Inside City Hall
Inside City Hall: Whoops and hollers for civil servantry
Above: Crowd at City Hall today for the award of Baltimore’s best civil servants.
As the sedate center of municipal government, Baltimore City Hall is typically a place where swift-stepping suits converse in hushed voices as they pass through the marbled corridors of power.
For 45 minutes today, though, the building erupted in hollers and loud clapping as about 100 city employees gathered to celebrate the Richard A. Lidinsky Sr. Award for Excellence in Public Service.
Donald W. Heinbuch stepped forward as the winner of this year’s award.

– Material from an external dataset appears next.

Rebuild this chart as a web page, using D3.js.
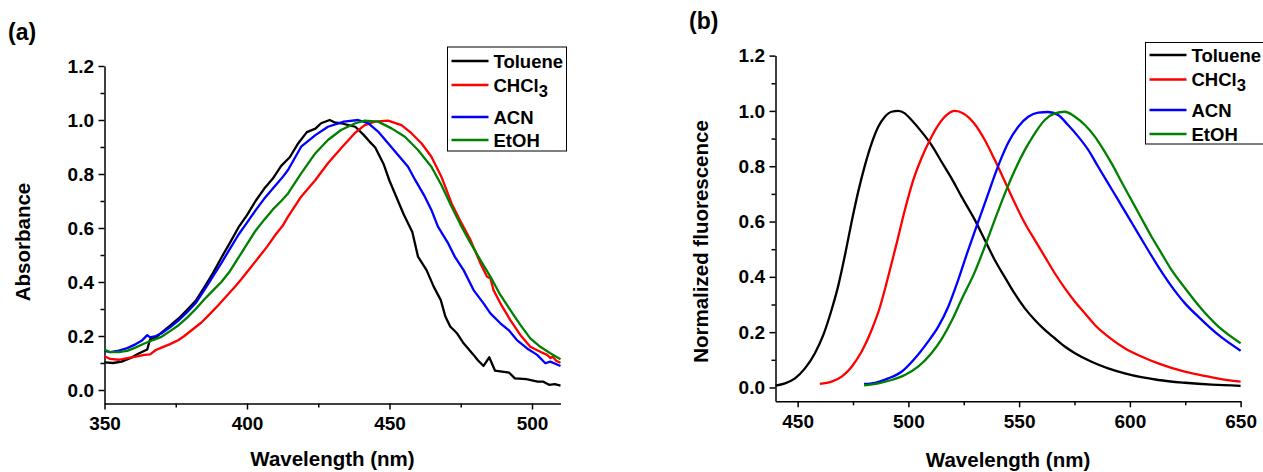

Fulfilling what he said was a childhood dream, Heinbuch started working for the Baltimore City Fire Department at age 19.
He retired last month as assistant chief of operations after 41 years of service.
Among his duties, Heinbuch was the incident commander of the 2001 Howard Street railroad tunnel fire and was in charge of many other major emergencies, “of which we have had a few,” Mayor Stephanie Rawlings-Blake joked.
Two runners-up were also cited in the ceremony: Francine Childs, assistant commissioner of school health at the Baltimore City Health Department, and Kevin Cleary, deputy director of the Mayor’s Office of Neighborhoods and Constituent Services.
Heinbuch picked up a handsome brass replica of the Battle Monument and $2,500. His name was unveiled on a plaque of awardees that hangs in the City Hall Rotunda.
The runners-up each received $1,000 and handshakes from the Mayor and City Comptroller Joan M. Pratt, plus those claps and hollers.
The award is named after Richard Lidinsky, the legendary deputy comptroller who wore the city’s seal on his tie clip as “a badge of honor.”
Lidinsky retired from city government in 1991.